If your organization can live by exactly one of these rules this quarter, make it Rule 1. Everything else becomes tractable once the registry exists.
The Registry — Eight Sections, YAML, Git-backed
The registry is not a new tool. It is a schema. The reference implementation is YAML because your platform team can diff YAML in pull requests. The eight sections, in order:
- Identity. Model name, version, vendor, category (A, B, or C), owner, business process, upstream dependencies, hosting location, data classification of inputs.
- Maturity. Current IMS, evidence inventory (artifact names, hashes, dates), history of level transitions.
- Circuit Inventory. Named circuits relevant to the use case. For each: size, edge count, monosemanticity score, and link to the artifact.
- KPI Baseline. The six KPIs with measurement date, methodology, thresholds, and current values. Time series.
- Vendor Transparency. "Show Me Your Circuits" responses with Acceptable, Partial, or Unacceptable coding for each of the 29 questions.

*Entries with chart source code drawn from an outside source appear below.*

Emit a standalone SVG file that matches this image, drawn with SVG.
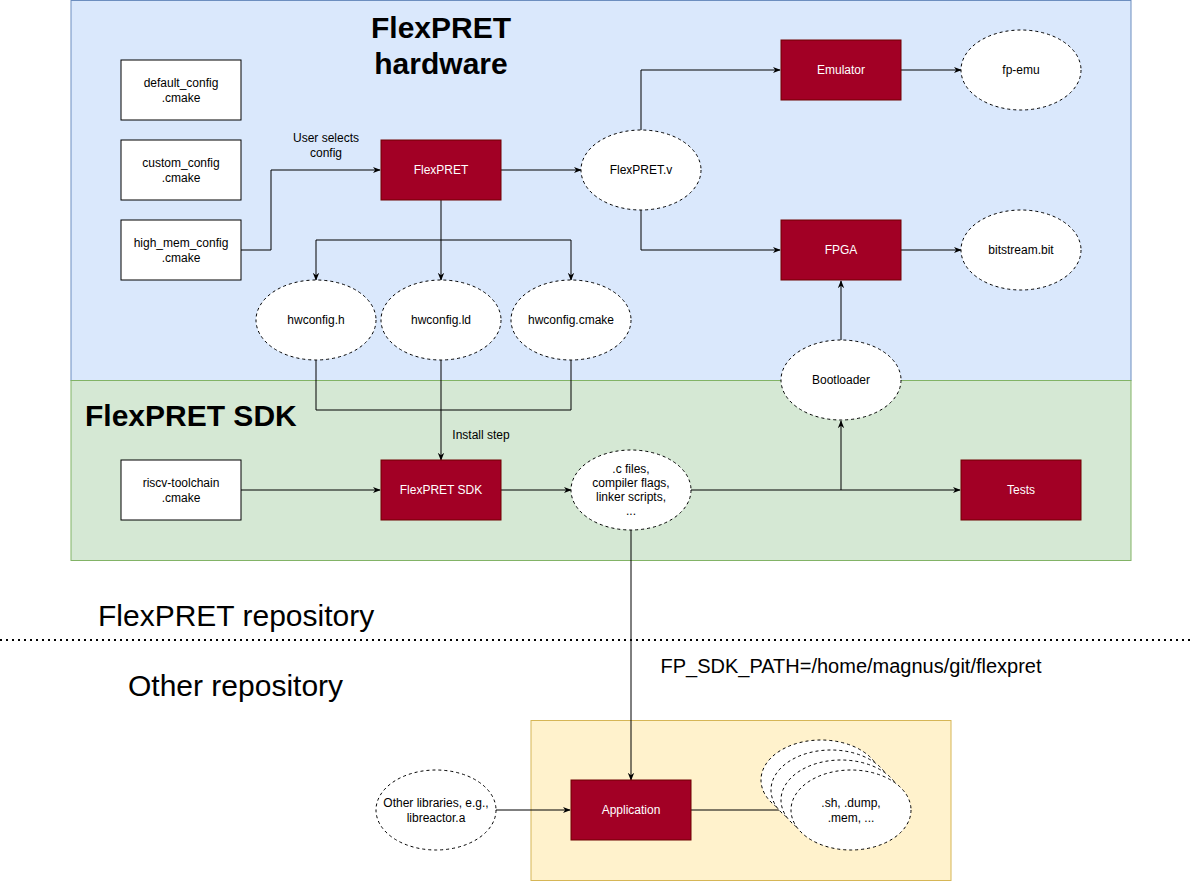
<svg xmlns="http://www.w3.org/2000/svg" width="1194" height="881" viewBox="0 0 1194 881">
<defs>
<marker id="arr" viewBox="0 0 10 10" refX="9" refY="5" markerWidth="8" markerHeight="8" markerUnits="userSpaceOnUse" orient="auto">
<path d="M0,1 L10,5 L0,9 L3,5 Z" fill="#000"/>
</marker>
</defs>
<style>
text{font-family:"Liberation Sans",Arial,sans-serif;font-size:12px;fill:#000;text-anchor:middle}
.box{fill:#fff;stroke:#000;stroke-width:1}
.red{fill:#a20025;stroke:#6f0000;stroke-width:1}
.red+text,.wt{fill:#fff}
.ell{fill:#fff;stroke:#000;stroke-width:1;stroke-dasharray:3 3}
.edge{fill:none;stroke:#000;stroke-width:1}
.big{font-size:30px;text-anchor:start}
.title{font-size:30px;font-weight:bold}
</style>
<rect id="hw-region" x="71" y="0.5" width="1060" height="380" fill="#dae8fc" stroke="#6c8ebf"/>
<rect id="sdk-region" x="71" y="380.5" width="1060" height="180" fill="#d5e8d4" stroke="#82b366"/>
<rect id="app-region" x="531" y="720.5" width="420" height="160" fill="#fff2cc" stroke="#d6b656"/>
<text class="title" x="441" y="38">FlexPRET</text>
<text class="title" x="441" y="74">hardware</text>
<text class="title" x="85" y="426" style="text-anchor:start">FlexPRET SDK</text>
<line x1="0" y1="640" x2="1194" y2="640" stroke="#000" stroke-width="2" stroke-dasharray="2 4"/>
<text class="big" x="98" y="626">FlexPRET repository</text>
<text class="big" x="128" y="696">Other repository</text>
<text x="851" y="673" style="font-size:20px">FP_SDK_PATH=/home/magnus/git/flexpret</text>

<g id="connectors">
<path class="edge" d="M241,250 H271 V170 H380" marker-end="url(#arr)"/>
<path class="edge" d="M501,170 H581" marker-end="url(#arr)"/>
<path class="edge" d="M641,130 V70 H780" marker-end="url(#arr)"/>
<path class="edge" d="M641,210 V250 H780" marker-end="url(#arr)"/>
<path class="edge" d="M901,70 H961" marker-end="url(#arr)"/>
<path class="edge" d="M901,250 H961" marker-end="url(#arr)"/>
<path class="edge" d="M441,200 V280" marker-end="url(#arr)"/>
<path class="edge" d="M441,240 H316 V280" marker-end="url(#arr)"/>
<path class="edge" d="M441,240 H571 V280" marker-end="url(#arr)"/>
<path class="edge" d="M316,360 V410 H571 V360"/>
<path class="edge" d="M441,360 V460" marker-end="url(#arr)"/>
<path class="edge" d="M241,490 H380" marker-end="url(#arr)"/>
<path class="edge" d="M501,490 H571" marker-end="url(#arr)"/>
<path class="edge" d="M691,490 H960" marker-end="url(#arr)"/>
<path class="edge" d="M841,490 V421" marker-end="url(#arr)"/>
<path class="edge" d="M841,340 V281" marker-end="url(#arr)"/>
<path class="edge" d="M631,530 V780" marker-end="url(#arr)"/>
<path class="edge" d="M496,810 H570" marker-end="url(#arr)"/>
<path class="edge" d="M691,810 H782"/>
<text x="326" y="142">User selects</text>
<text x="326" y="157">config</text>
<text x="481" y="439">Install step</text>
</g>

<g id="default_config"><rect class="box" x="121" y="60" width="120" height="60"/><text x="181" y="87">default_config</text><text x="181" y="102">.cmake</text></g>
<g id="custom_config"><rect class="box" x="121" y="140" width="120" height="60"/><text x="181" y="167">custom_config</text><text x="181" y="182">.cmake</text></g>
<g id="high_mem_config"><rect class="box" x="121" y="220" width="120" height="60"/><text x="181" y="247">high_mem_config</text><text x="181" y="262">.cmake</text></g>
<g id="flexpret"><rect class="red" x="381" y="140" width="120" height="60"/><text class="wt" x="441" y="174">FlexPRET</text></g>
<g id="flexpret_v"><ellipse class="ell" cx="641" cy="170" rx="60" ry="40"/><text x="641" y="174">FlexPRET.v</text></g>
<g id="emulator"><rect class="red" x="781" y="40" width="120" height="60"/><text class="wt" x="841" y="74">Emulator</text></g>
<g id="fp_emu"><ellipse class="ell" cx="1021" cy="70" rx="60" ry="40"/><text x="1021" y="74">fp-emu</text></g>
<g id="fpga"><rect class="red" x="781" y="220" width="120" height="60"/><text class="wt" x="841" y="254">FPGA</text></g>
<g id="bitstream"><ellipse class="ell" cx="1021" cy="250" rx="60" ry="40"/><text x="1021" y="254">bitstream.bit</text></g>
<g id="hwconfig_h"><ellipse class="ell" cx="316" cy="320" rx="60" ry="40"/><text x="316" y="324">hwconfig.h</text></g>
<g id="hwconfig_ld"><ellipse class="ell" cx="441" cy="320" rx="60" ry="40"/><text x="441" y="324">hwconfig.ld</text></g>
<g id="hwconfig_cmake"><ellipse class="ell" cx="571" cy="320" rx="60" ry="40"/><text x="571" y="324">hwconfig.cmake</text></g>
<g id="bootloader"><ellipse class="ell" cx="841" cy="380" rx="60" ry="40"/><text x="841" y="384">Bootloader</text></g>
<g id="riscv_toolchain"><rect class="box" x="121" y="460" width="120" height="60"/><text x="181" y="487">riscv-toolchain</text><text x="181" y="502">.cmake</text></g>
<g id="flexpret_sdk"><rect class="red" x="381" y="460" width="120" height="60"/><text class="wt" x="441" y="494">FlexPRET SDK</text></g>
<g id="c_files"><ellipse class="ell" cx="631" cy="490" rx="60" ry="40"/><text x="631" y="473">.c files,</text><text x="631" y="487">compiler flags,</text><text x="631" y="501">linker scripts,</text><text x="631" y="515">...</text></g>
<g id="tests"><rect class="red" x="961" y="460" width="120" height="60"/><text class="wt" x="1021" y="494">Tests</text></g>
<g id="other_libs"><ellipse class="ell" cx="436" cy="810" rx="60" ry="40"/><text x="436" y="807">Other libraries, e.g.,</text><text x="436" y="822">libreactor.a</text></g>
<g id="application"><rect class="red" x="571" y="780" width="120" height="60"/><text class="wt" x="631" y="814">Application</text></g>
<g id="outputs">
<ellipse class="ell" cx="821" cy="780" rx="60" ry="40"/>
<ellipse class="ell" cx="831" cy="790" rx="60" ry="40"/>
<ellipse class="ell" cx="841" cy="800" rx="60" ry="40"/>
<ellipse class="ell" cx="851" cy="810" rx="60" ry="40"/>
<text x="851" y="807">.sh, .dump,</text><text x="851" y="822">.mem, ...</text>
</g>
</svg>
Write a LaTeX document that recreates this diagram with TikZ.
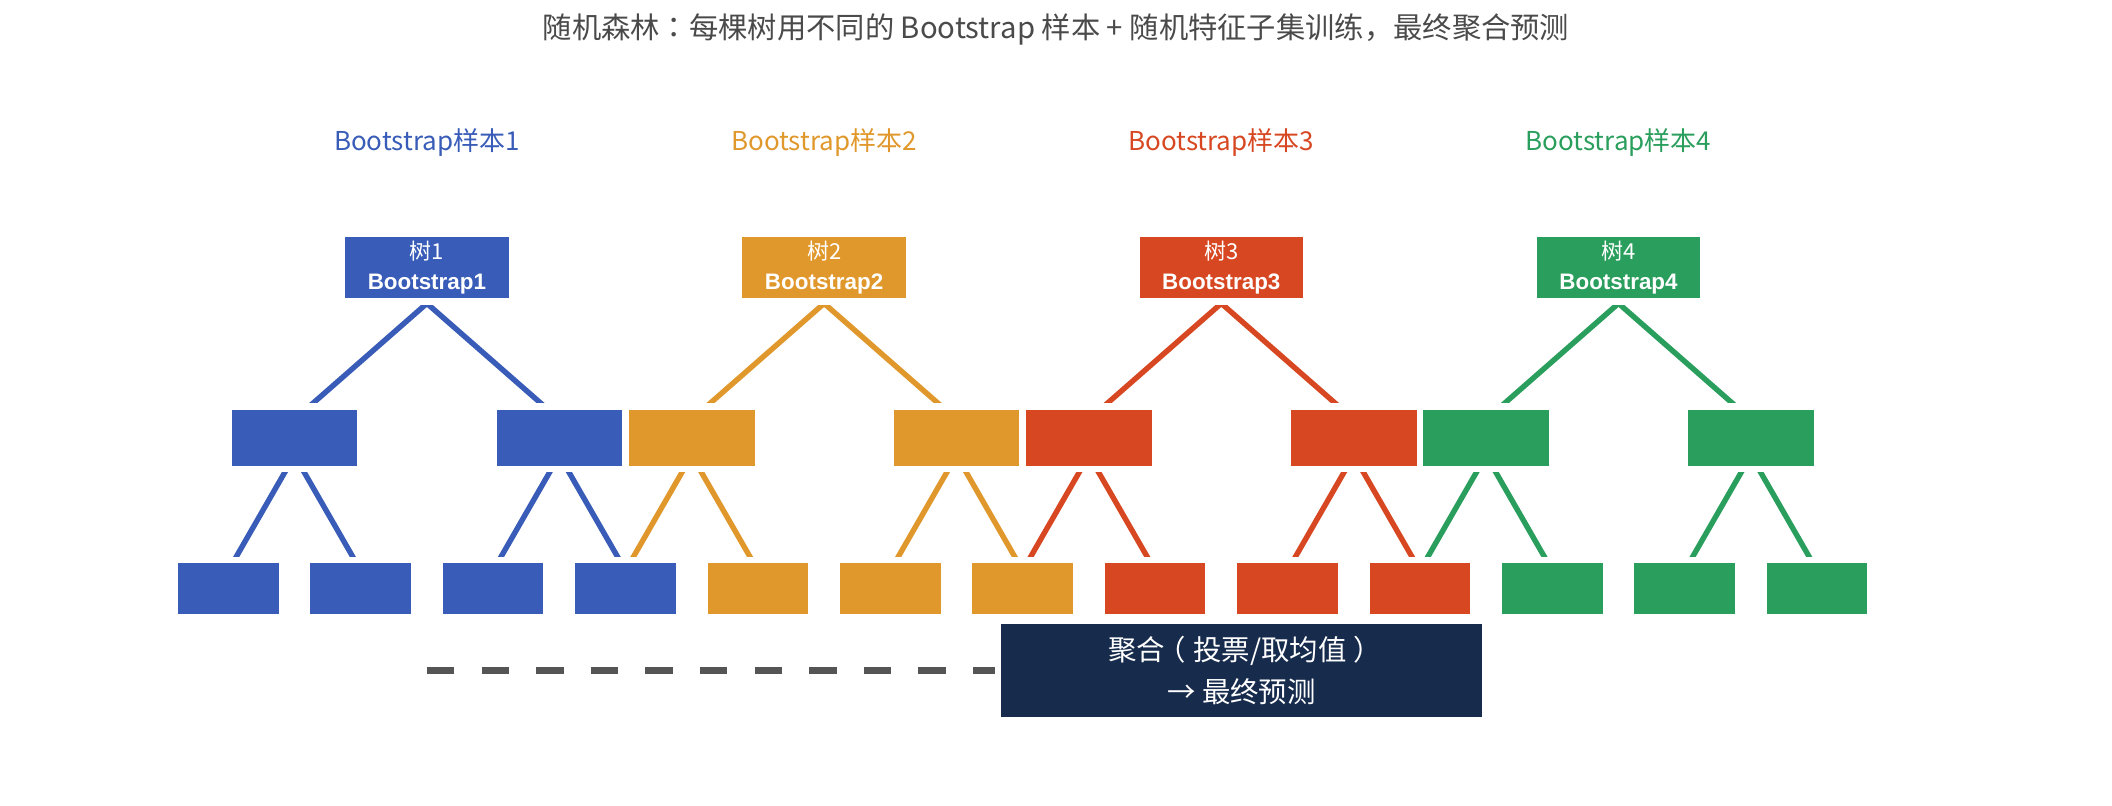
\documentclass[tikz,border=0pt]{standalone}
\usepackage{fontspec}
\setmainfont{Noto Sans CJK SC}
\newfontfamily\tcfont{Noto Sans CJK TC}
\newfontfamily\libfont{Liberation Sans}
\newcommand\lpar{\kern-0.25em（\kern0.25em}
\newcommand\rpar{\kern0.25em）\kern-0.25em}
\usetikzlibrary{calc}
\pgfdeclarelayer{bg}
\pgfsetlayers{bg,main}
\definecolor{cA}{HTML}{385CB7}
\definecolor{cB}{HTML}{E0982C}
\definecolor{cC}{HTML}{D74822}
\definecolor{cD}{HTML}{2A9E5C}
\definecolor{navy}{HTML}{172B4D}
\definecolor{titlegray}{HTML}{4A4A4A}
\definecolor{dashgray}{HTML}{555555}
\begin{document}
\begin{tikzpicture}[x=0.5pt,y=-0.5pt,
  halo/.style={preaction={draw=white,line width=6.5pt}},
  rootbox/.style={halo,fill=#1,inner sep=0pt,minimum width=81.7pt,minimum height=30.5pt,
    text=white,align=center,font=\fontsize{11pt}{14.85pt}\selectfont},
  midbox/.style={halo,fill=#1,inner sep=0pt,minimum width=62.8pt,minimum height=28pt},
  leafbox/.style={halo,fill=#1,inner sep=0pt,minimum width=50.25pt,minimum height=25.5pt},
  aggbox/.style={halo,fill=navy,inner sep=0pt,minimum width=240.5pt,minimum height=46.2pt,
    text=white,align=center,font=\fontsize{14.2pt}{20.85pt}\selectfont},
  samplelab/.style={inner sep=0pt,text=#1,font=\fontsize{13pt}{15pt}\selectfont},
  titlelab/.style={inner sep=0pt,text=titlegray,font=\fontsize{14.65pt}{16pt}\selectfont},
  tline/.style={draw=#1,line width=2.7pt,line join=miter},
  dashline/.style={draw=dashgray,line width=3.5pt,dash pattern=on 13.7pt off 13.6pt}
]
\useasboundingbox (0,0) rectangle (2112,806);

\node[titlelab] (title) at (1056,29) {随机森林{\tcfont ：}每棵树用不同的 Bootstrap 样本 + 随机特征子集训练，最终聚合预测};

% leaves
\foreach \i/\c in {0/cA,1/cA,2/cA,3/cA,4/cB,5/cB,6/cB,7/cC,8/cC,9/cC,10/cD,11/cD,12/cD} {
  \node[leafbox=\c] (l\i) at ({228.3+132.4*\i},588.8) {};
}

% trees
\foreach \k/\c in {0/cA,1/cB,2/cC,3/cD} {
  \pgfmathsetmacro\R{426.9+397.2*\k}
  \pgfmathtruncatemacro\n{\k+1}
  \node[samplelab=\c] (s\k) at (\R,143) {Bootstrap样本\n};
  \node[rootbox=\c] (r\k) at (\R,267.8) {树\n\\{\libfont\bfseries\fontsize{11.2pt}{14.85pt}\selectfont Bootstrap\n}};
  \node[midbox=\c] (a\k) at ({\R-132.4},437.7) {};
  \node[midbox=\c] (b\k) at ({\R+132.4},437.7) {};
}

\node[aggbox] (agg) at (1241.5,670.5) {聚合\lpar 投票/取均值\rpar\\→ 最终预测};
\coordinate (dstart) at (427,670.3);

\begin{pgfonlayer}{bg}
\foreach \k/\c in {0/cA,1/cB,2/cC,3/cD} {
  \pgfmathtruncatemacro\p{3*\k}
  \pgfmathtruncatemacro\q{3*\k+1}
  \pgfmathtruncatemacro\u{3*\k+2}
  \pgfmathtruncatemacro\v{3*\k+3}
  \draw[tline=\c] ($(a\k.north)+(4.4,6.3)$) -- ($(r\k.south)+(0,4.7)$) -- ($(b\k.north)+(-4.4,6.3)$);
  \draw[tline=\c] ($(a\k.south)+(0,-10.7)$) -- ($(l\p.north)+(0,7.7)$);
  \draw[tline=\c] ($(a\k.south)+(0,-10.7)$) -- ($(l\q.north)+(0,7.7)$);
  \draw[tline=\c] ($(b\k.south)+(0,-10.7)$) -- ($(l\u.north)+(0,7.7)$);
  \draw[tline=\c] ($(b\k.south)+(0,-10.7)$) -- ($(l\v.north)+(0,7.7)$);
}
\draw[dashline] (dstart) -- (dstart -| agg.center);
\end{pgfonlayer}
\end{tikzpicture}
\end{document}
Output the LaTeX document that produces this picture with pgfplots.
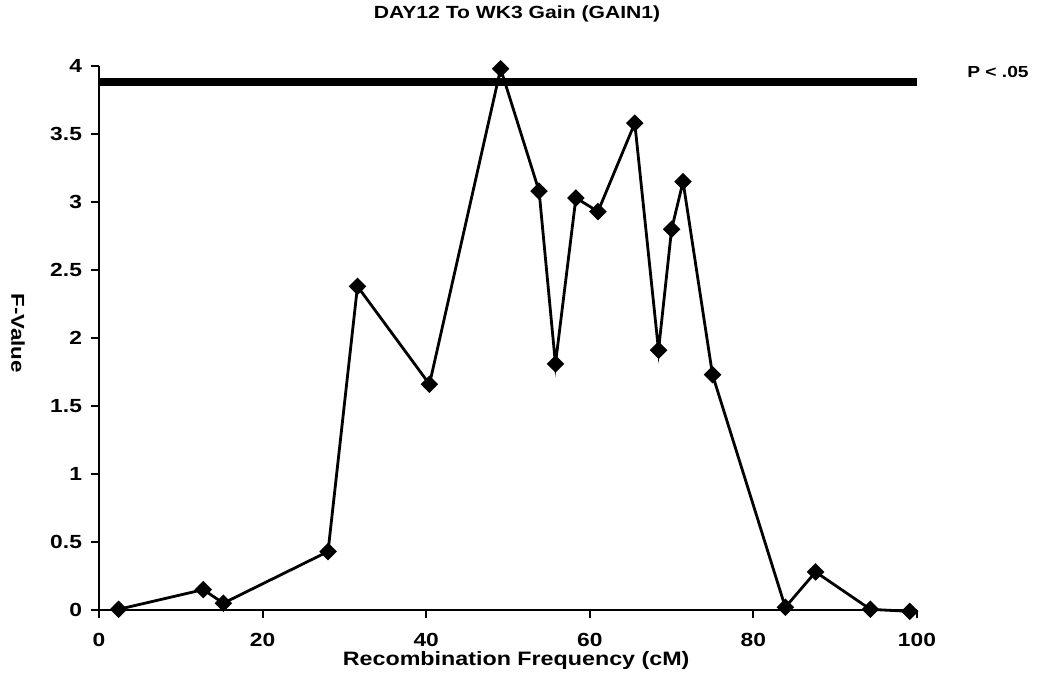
\documentclass[border=0pt]{standalone}
\usepackage{fontspec}
\setmainfont{Liberation Sans}[FakeStretch=1.2]
\usepackage{pgfplots}
\pgfplotsset{compat=1.18}
\pgfplotstableread{
x y
2.4 0.005
12.75 0.15
15.2 0.05
28.0 0.43
31.6 2.38
40.4 1.66
49.1 3.98
53.8 3.08
55.8 1.81
58.3 3.03
61.0 2.93
65.5 3.58
68.4 1.91
70.0 2.80
71.4 3.15
75.0 1.73
83.9 0.02
87.6 0.28
94.3 0.005
99.1 -0.01
}\fdata
\pgfplotstableread{
x y
0 3.88
100 3.88
}\threshold
\begin{document}
\begin{tikzpicture}
\useasboundingbox (-49.5pt,-38.5pt) rectangle (477pt,305pt);
\begin{axis}[
  at={(0pt,0pt)}, anchor=south west, scale only axis,
  width=409pt, height=272pt,
  xmin=0, xmax=100, ymin=0, ymax=4,
  axis x line*=bottom, axis y line*=left,
  axis line style={line width=1.2pt, black},
  xtick={0,20,40,60,80,100},
  ytick={0,0.5,1,1.5,2,2.5,3,3.5,4},
  tick align=outside, major tick length=4pt,
  tick style={line width=1pt, black},
  /pgf/number format/assume math mode=true,
  ticklabel style={font=\bfseries\fontsize{9.5}{11}\selectfont},
  x tick label style={yshift=-4pt},
  y tick label style={xshift=-1pt},
  clip=false,
]
\addplot[black, line width=4pt] table {\threshold};
\addplot[black, line width=1.4pt, mark=square*, mark size=2.4pt,
  mark options={rotate=45, solid, fill=black}] table {\fdata};
\node[font=\bfseries\fontsize{8.8}{10}\selectfont] at ([yshift=26pt]axis description cs:0.511,1) {DAY12 To WK3 Gain (GAIN1)};
\node[font=\bfseries\fontsize{9.7}{11}\selectfont] at ([yshift=-25pt]axis description cs:0.51,0) {Recombination Frequency (cM)};
\node[font=\bfseries\fontsize{9.3}{10}\selectfont, rotate=-90] at ([xshift=-40.5pt]axis description cs:0,0.509) {F-Value};
\node[font=\bfseries\fontsize{8}{10}\selectfont] at (axis description cs:1.099,0.989) {P < .05};
\end{axis}
\end{tikzpicture}
\end{document}
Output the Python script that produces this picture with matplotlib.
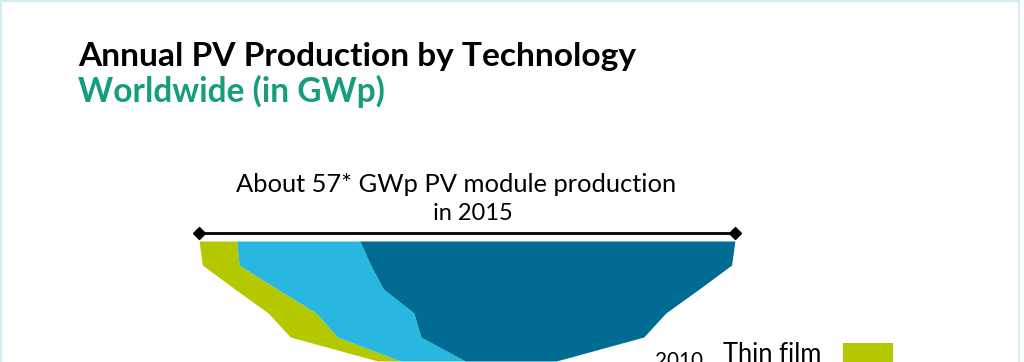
import matplotlib
matplotlib.use("Agg")
import matplotlib.pyplot as plt
from matplotlib.patches import Rectangle
import numpy as np

# ---- data (GWp) ----
years = [2010, 2011, 2012, 2013, 2014, 2015]
thin_film = [2.4, 5.0, 5.1, 4.5, 3.9, 4.0]
mono_si = [6.9, 8.9, 10.4, 11.3, 14.0, 13.1]
multi_si = [9.7, 23.7, 26.8, 33.6, 38.4, 39.9]
series_names = ["Thin film", "Mono-Si", "Multi-Si"]
series_colors = ["#b4c800", "#27b7e1", "#006c94"]

title = "Annual PV Production by Technology"
subtitle = "Worldwide (in GWp)"
note_line1 = "About 57* GWp PV module production"
note_line2 = "in 2015"
total_2015 = 57
year_label = "2010"

W, H = 1024, 362
fig = plt.figure(figsize=(W / 100, H / 100), dpi=100)
fig.patch.set_facecolor("white")

# ---- funnel axes: 2015 at pixel row 241, 2010 at pixel row 361 ----
px_per_gw = 9.40
cx = 467
top_px, bot_px = 241, 361
ax = fig.add_axes([0, 1 - bot_px / H, 1, (bot_px - top_px) / H])
ax.set_xlim((0 - cx) / px_per_gw, (W - cx) / px_per_gw)
ax.set_ylim(2010, 2015)
ax.axis("off")

yrs = np.array(years, dtype=float)
stack = [np.array(thin_film), np.array(mono_si), np.array(multi_si)]
total = sum(stack)
left = -total / 2
for vals, col in zip(stack, series_colors):
    ax.fill_betweenx(yrs, left, left + vals, color=col, lw=0, clip_on=False)
    left = left + vals

# span line for 2015 production
y_line = 2015 + 8 / 24
ax.plot([-total_2015 / 2, total_2015 / 2], [y_line, y_line], color="black",
        lw=2, marker="D", markersize=6, clip_on=False)

# ---- texts ----
renderer = fig.canvas.get_renderer()


def fitted_text(x_px, base_px, s, width_px, ha="left", **kw):
    t = fig.text(x_px / W, 1 - base_px / H, s, ha=ha, va="baseline",
                 fontsize=16, **kw)
    for _ in range(3):
        wd = t.get_window_extent(renderer=renderer).width
        t.set_fontsize(t.get_fontsize() * width_px / wd)
    return t


fitted_text(78, 66, title, 557, fontfamily="Lato", fontweight="bold",
            color="black")
fitted_text(78, 102, subtitle, 307, fontfamily="Lato", fontweight="bold",
            color="#179c7d")
fitted_text(456, 192, note_line1, 440, ha="center", fontfamily="Lato",
            color="black")
fitted_text(473, 220, note_line2, 80, ha="center", fontfamily="Lato",
            color="black")
fitted_text(655, 367, year_label, 48, fontfamily="Lato", color="black")
fitted_text(723, 362, series_names[0], 99, fontfamily="Lato", color="black")

# legend swatch
fig.patches.append(Rectangle((843 / W, 1 - 393 / H), 50 / W, 50 / H,
                             transform=fig.transFigure, color=series_colors[0],
                             lw=0))
# light frame
fig.patches.append(Rectangle((1 / W, -0.05), 1018 / W, 1.05 - 1 / H,
                             transform=fig.transFigure, fill=False,
                             edgecolor="#d3ebf1", lw=1.5))

fig.savefig("out.png", dpi=100, facecolor="white")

- Red Team. Latest circuit-aware red team report, MITRE ATLAS technique coverage, findings, remediation status, next scheduled engagement.
- Compensating Controls. For any model in Amber or Red, the specific controls reducing residual risk.
- Lifecycle. Deployment date, material update log, planned retirements, rollback procedures, incident history with ACFR contributions.
circuit_registry_entry:
version: "1.1.0"
identity:
name: "fraud-classifier-v3"
vendor: "internal"
category: "A" # open weights, self-hosted
risk_tier: "High"
owner: "security-team@company.com"
consequence: "Automated"
maturity:
ims: 3
evidence:
- artifact: "fraud_sae_gemma3_9b_v3.pkl"
type: "sparse_autoencoder"
date: "2026-03-15"
kpi_baseline:
circuit_size: 142
edge_count: 318
monosemanticity: 0.87
robustness: 0.82
stability_across_versions: 0.91
acfr_last_quarter: 0 # count of P1 safety-circuit bypasses this quarter
crs:
calculated: 27 # 3 × (6-3) × 3 = 27 (High=3, deficit=3, Automated=3)
band: "Amber"
The Dashboard — Four Views, One Data Model
The dashboard is a reference implementation, not a product. Four views:
- Fleet view. Every model on one page, plotted on a CRS × IMS grid, colored by band. Dot size equals consequence weight.
- Per-model deep dive. One model, all eight registry sections rendered. KPI time series with thresholds overlaid.
- Executive summary. One-page PDF render per month. Five numbers, one chart, one list.
- Regulatory posture. Each row is a framework requirement; each column is a model; each cell shows the evidence link. Auditors love this view.
"The point of the dashboard is not to be pretty. The point is to make the next question your board asks be the right question."